Après trois années à apprendre auprès du chanteur Pandit Pran Nath, Hassell publie en 1978 le rêveur et méditatif Vernal Equinox. Alors installé à New York, Brian Eno y entend, derrière le chant étrange de la trompette, une hybridation inédite de cultures indienne, africaine et américaine. “Il a planté une graine solide et fertile”, loue l’ex-Roxy Music qui prolongera le concept avec My Life in the Bush of Ghosts, conçu avec David Byrne. Frères d’ambient, Hassell et Eno sont faits pour se rencontrer et, en 1980, ils cosignent Fourth World, Vol.1: Possible Musics où la vision inclusive de Hassell s’exprime de manière encore plus claire. Électronique et musiques ethniques s’allient pour dessiner un univers esthétique où les frontières entre les cultures (mais aussi entre le passé et le futur) s’effacent de plus en plus.

Quatrième monde

Ce concept de Fourth World irriguera une grande partie de la discographie d’Hassell qui ne dédaigne pas non plus s’impliquer dans des projets plus pop – on l’entend notamment sur Remain in Light des Talking Heads, chez Lloyd Cole ou Tears for Fears. En 1983, Hassell franchit un palier technologique en utilisant un des 1ers samplers numériques, le Fairlight, sur Aka/Darbari/Java conçu avec Daniel Lanois et son équipe. Dans les notes intérieures, il écrit à propos du sampling : “La possibilité de mêler le son de musiques d’époques et d’origines géographiques différentes dans la même forme de composition marque un tournant dans l’histoire.”

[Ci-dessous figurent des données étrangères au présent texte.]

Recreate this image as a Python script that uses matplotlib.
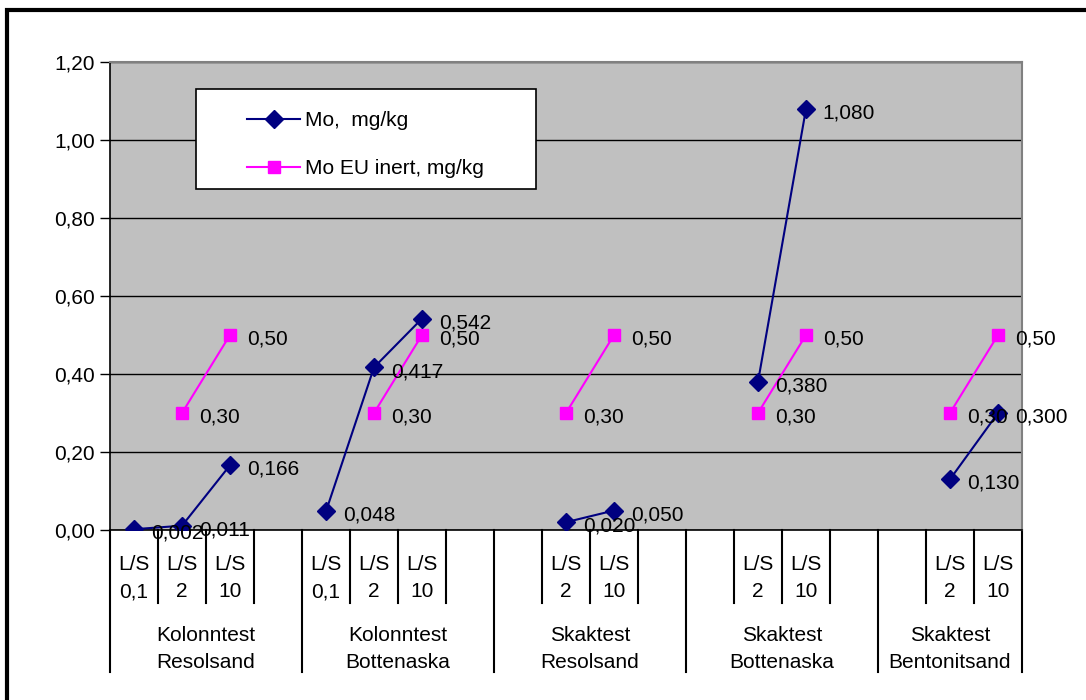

À partir de là, il ne cessera d’accumuler les idées, les pistes et les couches sonores pour concevoir des collages sophistiqués, creusant le même sillon expérimental, allant fureter là où son inspiration aventureuse l’amène. En 1990, avec City : Works of Fiction, il imagine ainsi la bande-son d’une ville futuriste à la Blade Runner et sample aussi bien des chants des Massaïs que Public Enemy – il a été fasciné par Takes a Nation of Millions To Hold Us Back, le deuxième album du groupe de rap.

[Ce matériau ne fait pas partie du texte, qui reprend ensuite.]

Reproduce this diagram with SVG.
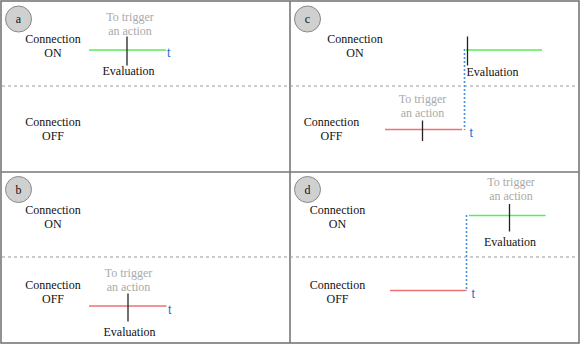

Cette ouverture d’esprit l’amène à flirter avec la house naissante – les Anglais de 808 State remixent d’ailleurs son morceau Voiceprint. Avec les années, son influence grandit, ce que reflète le nombre croissant de ses collaborations éclectiques – Ry Cooder, le Kronos Quartet, Peter Gabriel, David Sylvian, k.d. lang, Ani DiFranco, etc. Les années 2000 le voient poursuivre dans la même veine atmosphérique – cf. Last Night the Moon Came Dropping its Clothes in the Street pour le label ECM en 2009.

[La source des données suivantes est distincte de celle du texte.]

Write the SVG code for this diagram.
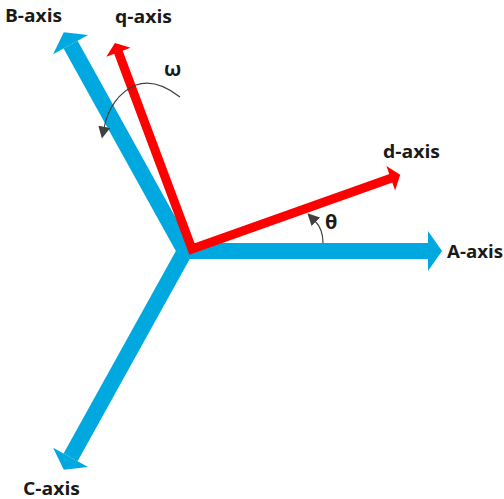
<svg xmlns="http://www.w3.org/2000/svg" width="504" height="499" viewBox="0 0 504 499">
<style>
.blue{fill:#00a8e0}
.red{fill:#ff0000}
.redline{fill:none;stroke:#ff0000;stroke-width:9;stroke-linejoin:miter}
.arc{fill:none;stroke:#404040;stroke-width:1.2}
.lbl{font-family:"Open Sans","Liberation Sans",sans-serif;font-weight:bold;font-size:17px;fill:#1a1a1a}
.sym{font-size:20px}
</style>
<defs>
<marker id="ah" viewBox="0 0 10 10" refX="1" refY="5" markerWidth="12" markerHeight="12" markerUnits="userSpaceOnUse" orient="auto">
<path d="M0,0 L10,5 L0,10 z" fill="#404040"/>
</marker>
</defs>
<g id="abc-axes">
<g id="a-axis" transform="translate(185,251)">
<rect class="blue" x="-5" y="-8" width="248" height="16"/>
<polygon class="blue" points="243,-20 257,0 243,20"/>
</g>
<g id="b-axis" transform="translate(185,251) rotate(-119)">
<rect class="blue" x="-5" y="-8" width="241" height="16"/>
<polygon class="blue" points="236,-20 250,0 236,20"/>
</g>
<g id="c-axis" transform="translate(185,251) rotate(119)">
<rect class="blue" x="-5" y="-8" width="241" height="16"/>
<polygon class="blue" points="236,-20 250,0 236,20"/>
</g>
</g>
<g id="dq-axes">
<path class="redline" d="M118.1,51.3 L192,249 L391.7,177.9"/>
<g id="d-axis" transform="translate(192,249) rotate(-19.6)">
<polygon class="red" points="211,-13 221,0 211,13"/>
</g>
<g id="q-axis" transform="translate(192,249) rotate(-110.5)">
<polygon class="red" points="210,-13 220,0 210,13"/>
</g>
</g>
<g id="rotations">
<path id="omega-arc" class="arc" marker-end="url(#ah)" d="M180,97 C166,86 150,80 136,85 C119,92 108,108 104,128"/>
<path id="theta-arc" class="arc" marker-end="url(#ah)" d="M323,243 C323,233 320,226 315,221"/>
</g>
<g id="labels">
<text class="lbl" x="5" y="22" textLength="57" lengthAdjust="spacingAndGlyphs">B-axis</text>
<text class="lbl" x="115" y="23" textLength="57" lengthAdjust="spacingAndGlyphs">q-axis</text>
<text class="lbl sym" x="164" y="76">ω</text>
<text class="lbl sym" x="325" y="229">θ</text>
<text class="lbl" x="383" y="158" textLength="57" lengthAdjust="spacingAndGlyphs">d-axis</text>
<text class="lbl" x="447" y="258" textLength="56" lengthAdjust="spacingAndGlyphs">A-axis</text>
<text class="lbl" x="23" y="495" textLength="57" lengthAdjust="spacingAndGlyphs">C-axis</text>
</g>
</svg>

Neuf ans plus tard, avec Listening to Pictures, il s’exprime comme un peintre et revendique l’utilisation du repentir, cette notion picturale où une partie du tableau est recouverte, modifiée et transformée. Seeing Through Sound, son enregistrement finalement testament paru en 2020, réaffirmait cette vision d’une musique où les sons dessinent des images. Si sa mort nous attriste, on pourra se consoler avec une œuvre qui n’a pas pu prendre une ride tant elle était, à l’origine, intemporelle.